Henry also gave the horse an Arabic name: one of the simplest sords in the language, Sham, “sun,” although the horse’s coat was usually described as the shade of brown called “bay.” Though, if the stable boy really couldn’t speak at all, the horse would never have answered to that name either, many Thoroughbreds don’t know their official registered names. Stable staff often give them simpler, more descriptive nicknames, often things like “Horse” or “Big Boy.” Man o’ War, the newspapers reported, actually answered to “Big Red.” The Godolphin Arabian might have had a grandiose official name like "King of the Wind," and "daughters of the wind" is a traditional name for Arabian mares, but whether the horse had a name will never be known. To the Earl his being an "Arabian" or "Barb" was distinctive enough.
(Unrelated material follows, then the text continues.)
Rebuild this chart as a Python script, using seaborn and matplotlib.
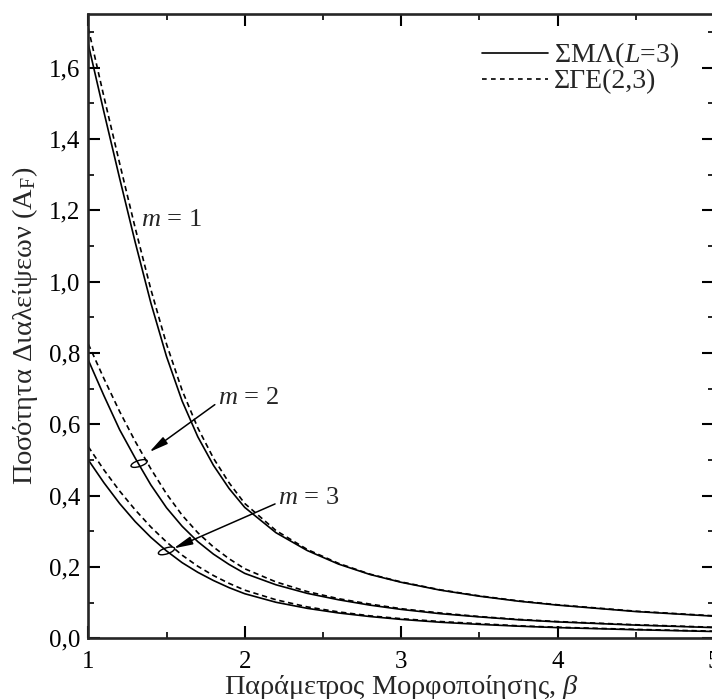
import numpy as np
import pandas as pd
import seaborn as sns
import matplotlib
matplotlib.use("Agg")
import matplotlib.pyplot as plt
from matplotlib.lines import Line2D
from matplotlib.patches import Ellipse
from matplotlib.transforms import ScaledTranslation
from matplotlib.ticker import MultipleLocator, FuncFormatter

# ---------------- data ----------------
beta = [1.0, 1.1, 1.2, 1.3, 1.4, 1.5, 1.6, 1.7, 1.8, 1.9, 2.0,
        2.2, 2.4, 2.6, 2.8, 3.0, 3.25, 3.5, 3.75, 4.0, 4.5, 5.0]

sml_m1 = [1.665, 1.475, 1.290, 1.110, 0.940, 0.790, 0.665, 0.565, 0.485, 0.420, 0.367,
          0.296, 0.246, 0.208, 0.179, 0.157, 0.135, 0.118, 0.104, 0.093, 0.075, 0.062]
sge_m1 = [1.710, 1.518, 1.332, 1.150, 0.978, 0.825, 0.695, 0.590, 0.505, 0.436, 0.378,
          0.302, 0.249, 0.210, 0.180, 0.158, 0.136, 0.119, 0.105, 0.094, 0.076, 0.063]

sml_m2 = [0.780, 0.680, 0.585, 0.505, 0.430, 0.366, 0.314, 0.271, 0.236, 0.207, 0.182,
          0.150, 0.126, 0.108, 0.093, 0.081, 0.069, 0.060, 0.052, 0.046, 0.037, 0.030]
sge_m2 = [0.825, 0.728, 0.636, 0.552, 0.475, 0.405, 0.345, 0.296, 0.256, 0.223, 0.195,
          0.158, 0.131, 0.111, 0.096, 0.083, 0.071, 0.061, 0.053, 0.047, 0.038, 0.031]

sml_m3 = [0.500, 0.436, 0.378, 0.327, 0.283, 0.245, 0.212, 0.185, 0.162, 0.142, 0.125,
          0.101, 0.084, 0.071, 0.061, 0.053, 0.045, 0.039, 0.034, 0.030, 0.024, 0.019]
sge_m3 = [0.537, 0.472, 0.413, 0.360, 0.312, 0.270, 0.233, 0.202, 0.176, 0.154, 0.135,
          0.108, 0.088, 0.074, 0.063, 0.055, 0.047, 0.041, 0.035, 0.031, 0.025, 0.020]

methods = ["ΣΜΛ(L=3)", "ΣΓΕ(2,3)"]
legend_labels = ["ΣΜΛ($\\mathit{L}$=3)", "ΣΓΕ(2,3)"]
y_ticks = [0.0, 0.2, 0.4, 0.6, 0.8, 1.0, 1.2, 1.4, 1.6]
x_ticks = [1, 2, 3, 4, 5]

series = {
    (1, methods[0]): sml_m1, (1, methods[1]): sge_m1,
    (2, methods[0]): sml_m2, (2, methods[1]): sge_m2,
    (3, methods[0]): sml_m3, (3, methods[1]): sge_m3,
}
rows = []
for (m, meth), vals in series.items():
    for b, v in zip(beta, vals):
        rows.append({"beta": b, "AF": v, "m": m, "method": meth})
df = pd.DataFrame(rows)

# ---------------- style ----------------
sns.set_theme(style="ticks")
plt.rcParams["font.family"] = ["Liberation Serif", "DejaVu Serif"]
plt.rcParams["mathtext.fontset"] = "custom"
plt.rcParams["mathtext.rm"] = "Liberation Serif"
plt.rcParams["mathtext.it"] = "Liberation Serif:italic"
plt.rcParams["mathtext.bf"] = "Liberation Serif:bold"

fig = plt.figure(figsize=(7.12, 6.99), dpi=100)
ax = fig.add_axes([88.3 / 712, 1 - 638.3 / 699, (713.9 - 88.3) / 712, (638.3 - 14) / 699])

dash = (3.2, 2.2)
sns.lineplot(data=df, x="beta", y="AF", hue="m", style="method",
             palette=["black", "black", "black"],
             dashes={methods[0]: "", methods[1]: dash},
             estimator=None, sort=True, legend=False, lw=1.2, ax=ax)

ax.set_xlim(1, 5)
ax.set_ylim(0, 1.75)
ax.set_xticks(x_ticks)
ax.set_yticks(y_ticks)
ax.xaxis.set_minor_locator(MultipleLocator(0.5))
ax.yaxis.set_minor_locator(MultipleLocator(0.1))
ax.yaxis.set_major_formatter(FuncFormatter(lambda v, p: f"{v:.1f}".replace(".", ",")))
ax.xaxis.set_major_formatter(FuncFormatter(lambda v, p: f"{v:g}"))

for s in ax.spines.values():
    s.set_linewidth(1.9)
    s.set_visible(True)
ax.tick_params(which="both", direction="in", top=True, right=True, colors="black",
               labelsize=18)
ax.tick_params(which="major", length=8.5, width=1.5, pad=6)
ax.tick_params(which="minor", length=4.5, width=1.2)
ax.tick_params(axis="x", which="major", pad=9)

ax.set_xlabel("Παράμετρος Μορφοποίησης, $\\beta$", fontsize=20.5, labelpad=0)
ax.set_ylabel("Ποσότητα Διαλείψεων (A$_\\mathrm{F}$)", fontsize=20.5, labelpad=6)

handles = [Line2D([], [], color="black", lw=1.2, linestyle="-"),
           Line2D([], [], color="black", lw=1.2, linestyle=(0, (2.8, 2.6)))]
ax.legend(handles, legend_labels, loc="upper right", frameon=False, fontsize=20,
          handlelength=2.4, handletextpad=0.2, labelspacing=-0.05,
          borderaxespad=0.0, bbox_to_anchor=(0.962, 0.975))

# annotations
ax.text(1.337, 1.173, "$m$ = 1", fontsize=19, va="center", ha="left")
arrow = dict(arrowstyle="-|>,head_length=0.6,head_width=0.13", color="black",
             lw=1.1, shrinkA=0, shrinkB=0)
ax.annotate("$m$ = 2", xy=(1.39, 0.522), xytext=(1.83, 0.674), fontsize=19,
            va="center", ha="left", arrowprops=dict(arrow, relpos=(0.0, 0.3)))
ax.annotate("$m$ = 3", xy=(1.545, 0.252), xytext=(2.215, 0.393), fontsize=19,
            va="center", ha="left", arrowprops=dict(arrow, relpos=(0.0, 0.3)))

for cx, cy in [(1.325, 0.49), (1.50, 0.245)]:
    e = Ellipse((0, 0), 0.17, 0.06, angle=18, fill=False, lw=1.0, ec="black",
                transform=fig.dpi_scale_trans + ScaledTranslation(cx, cy, ax.transData))
    ax.add_artist(e)

fig.savefig("out.png", dpi=100)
In any case, most children who like horse stories like Marguerite Henry’s. Though what I currently have for resale is a reprint with only a few of the original illustrations, I recommend looking for the original if you can find it. Most of the illustrations in children’s books are badly done, included just to distract the eye, but Wesley Dennis’s horse and dog drawings are lifelike. Children who consciously study how to draw and paint animal pictures, with or without humans and landscapes in them, will want to study all of his. If you grew up with a copy of King of the Wind that had the full-page color pictures in it, a reprint with only the little black-and-white pictures above the chapter headings seems unsatisfactory somehow.